Все существующие в настоящее время учебные заведения имеют в конце концов целью выработать человека служащего – все равно государству ли, обществу ли, капиталу ли; но кто же не согласится, что, несмотря на значительные ограничения в количестве желающих поступить в эти учебные заведения, – людей, стремящихся существовать службою и жалованьем, несравненно более, чем могут поглотить все существующие государственные, частные и общественные учреждения, требующие слуг, работников? Не говоря об огромном количестве образованных людей, бьющихся без места, как рыба об лед, которыми переполнены все города и веси, – сколько смертей, сколько самоубийств ежедневно совершается на наших главах единственно из невозможности существовать, то есть пить и есть, и кому же? – человеку образованному. Недавно, кажется в Ковно, портные и другие мастеровые хоронили вскладчину умершего почти с голоду гимназиста. Другой гимназист, сколько помню в Динабурге, повесился от невозможности существовать. Некоторое время его вскладчину содержали какие-то арфистки, помогая из своих горько-трудовых копеек; гимназист, лишившись этой последней помощи и не видя ниоткуда ни малейшей надежды на поддержку, повесился на дереве, а за неимением бумаги и чернил мелом написал на заборе укоризненное для общества объяснение своей смерти.
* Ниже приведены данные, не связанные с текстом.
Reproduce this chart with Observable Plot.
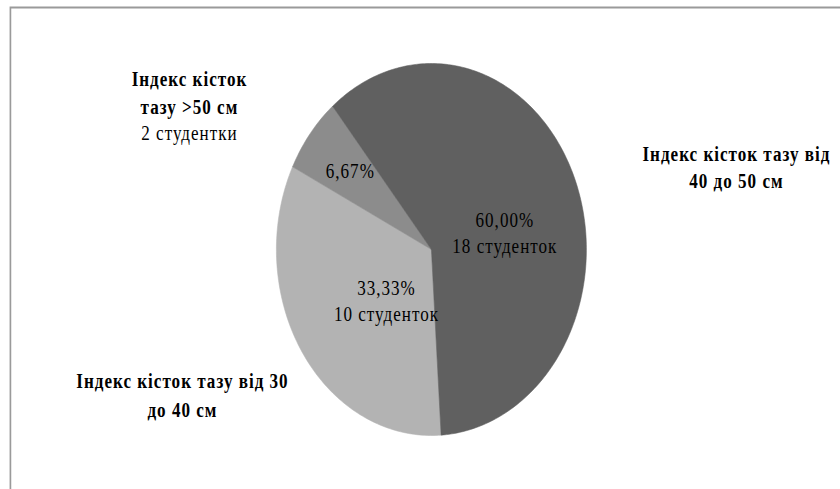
<!DOCTYPE html>
<html><head><meta charset="utf-8">
<script src="https://cdn.jsdelivr.net/npm/d3@7"></script>
<script src="https://cdn.jsdelivr.net/npm/@observablehq/plot@0.6"></script>
<style>
html,body{margin:0;padding:0;overflow:hidden;background:#fff;}
#chart{width:840px;height:489px;overflow:hidden;}
#chart svg{transform:scaleX(0.8333);transform-origin:0 0;display:block;max-width:none !important;height:491px !important;width:1012px !important;}
#chart svg text{letter-spacing:1.2px;}
</style></head><body><div id="chart"></div>
<script>
// ---- data ----
const categories = ["Індекс кісток тазу від 30 до 40 см", "Індекс кісток тазу >50 см", "Індекс кісток тазу від 40 до 50 см"];
const students = [10, 2, 18];
const percentLabels = ["33,33%", "6,67%", "60,00%"];
const countLabels = ["10 студенток", "2 студентки", "18 студенток"];
const outerLines = [["Індекс кісток тазу від 30", "до 40 см"], ["Індекс кісток", "тазу >50 см"], ["Індекс кісток тазу від", "40 до 50 см"]];

// ---- layout / style (kept apart from data) ----
const palette = ["#b3b3b3", "#8c8c8c", "#606060"];
const startDeg = 176.4;
const innerPos = [[-0.29, 0.382], [-0.523, -0.382], [0.474, 0.020]];      // last-line baseline, pie units
const outerPos = [[-1.606, [0.744, 0.901]], [-1.561, [-0.878, -0.730]], [1.968, [-0.475, -0.332]]];
const countOuterPos = [-1.561, -0.590];

const total = d3.sum(students);
let acc = 0;
const slices = categories.map((c, i) => {
  const a0 = startDeg + acc / total * 360;
  acc += students[i];
  const a1 = startDeg + acc / total * 360;
  return {cat: c, a0, a1};
});
const pts = [];
for (const s of slices) {
  pts.push({cat: s.cat, x: 0, y: 0});
  const n = Math.max(2, Math.ceil(s.a1 - s.a0));
  for (let k = 0; k <= n; k++) {
    const a = (s.a0 + (s.a1 - s.a0) * k / n) * Math.PI / 180;
    pts.push({cat: s.cat, x: Math.sin(a), y: -Math.cos(a)});
  }
  pts.push({cat: s.cat, x: 0, y: 0});
}

const inner = categories.map((c, i) => ({
  text: i === 1 ? percentLabels[i] : percentLabels[i] + "\n" + countLabels[i],
  x: innerPos[i][0], y: innerPos[i][1]
}));
const outer = [];
outerLines.forEach((lines, i) => lines.forEach((t, j) => outer.push({text: t, x: outerPos[i][0], y: outerPos[i][1][j]})));
const outerCount = [{text: countLabels[1], x: countOuterPos[0], y: countOuterPos[1]}];

const font = "'Liberation Serif', 'Times New Roman', serif";
const plot = Plot.plot({
  width: 1012, height: 491,
  marginTop: 7, marginLeft: 12, marginRight: 0, marginBottom: 0,
  x: {domain: [-1, 1], range: [331.2, 703.2], axis: null},
  y: {domain: [-1, 1], range: [63, 435], axis: null},
  color: {type: "ordinal", domain: categories, range: palette},
  style: {background: "#fff", fontFamily: font, maxWidth: "none"},
  marks: [
    Plot.frame({stroke: "#9a9a9a", strokeWidth: 2}),
    Plot.line(pts, {x: "x", y: "y", z: "cat", fill: "cat", stroke: "cat", strokeWidth: 0.6, curve: "linear"}),
    Plot.text(inner, {x: "x", y: "y", text: "text", textAnchor: "middle", lineAnchor: "bottom", lineHeight: 1.27, fontSize: 20.5, fill: "#000", fontFamily: font}),
    Plot.text(outer, {x: "x", y: "y", text: "text", textAnchor: "middle", lineAnchor: "bottom", fontSize: 20.5, fontWeight: "bold", fill: "#000", fontFamily: font}),
    Plot.text(outerCount, {x: "x", y: "y", text: "text", textAnchor: "middle", lineAnchor: "bottom", fontSize: 20.5, fill: "#000", fontFamily: font})
  ]
});
plot.style.maxWidth = "none";
document.getElementById("chart").appendChild(plot);
</script></body></html>
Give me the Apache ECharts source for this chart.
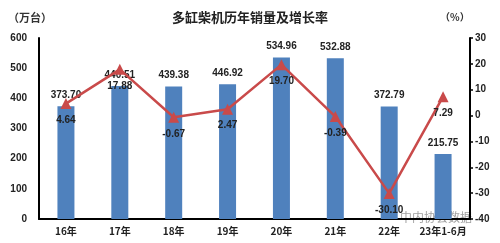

Но та часть этого интеллигентного служебного пролетариата, которая, несмотря на все невзгоды, все-таки кое-как устраивается и, так сказать, заставляет общество поглотить себя и дать средства к существованию, обречена существовать только народным расстройством и непорядками народной жизни: юрист, которому нет места в городе, проникает в деревню, заводит здесь кляузу и кормит этим свою семью, то есть он существует только потому, что пользуется неурядицей в народной среде, и так как он с этой неурядицы берет средства к жизни, то есть отнимает их у расстроившихся в хозяйстве людей, то он и потомство, которое он народит, должны для продолжения своего существования рассчитывать также прямо на кляузу, на расширение народного расстройства, которое им и дает именно средства к существованию. Расстройство же народной среды отражается обилием крестьянского пролетариата, который, проникая в города, образует босые команды; эти команды требуют расширения тюрем, увеличения полиции, размножают дела в судах, и это размножение размножает служащих, размножает расходы; служащие размножают свое поколение, а оно требует новых служебных мест и жалований.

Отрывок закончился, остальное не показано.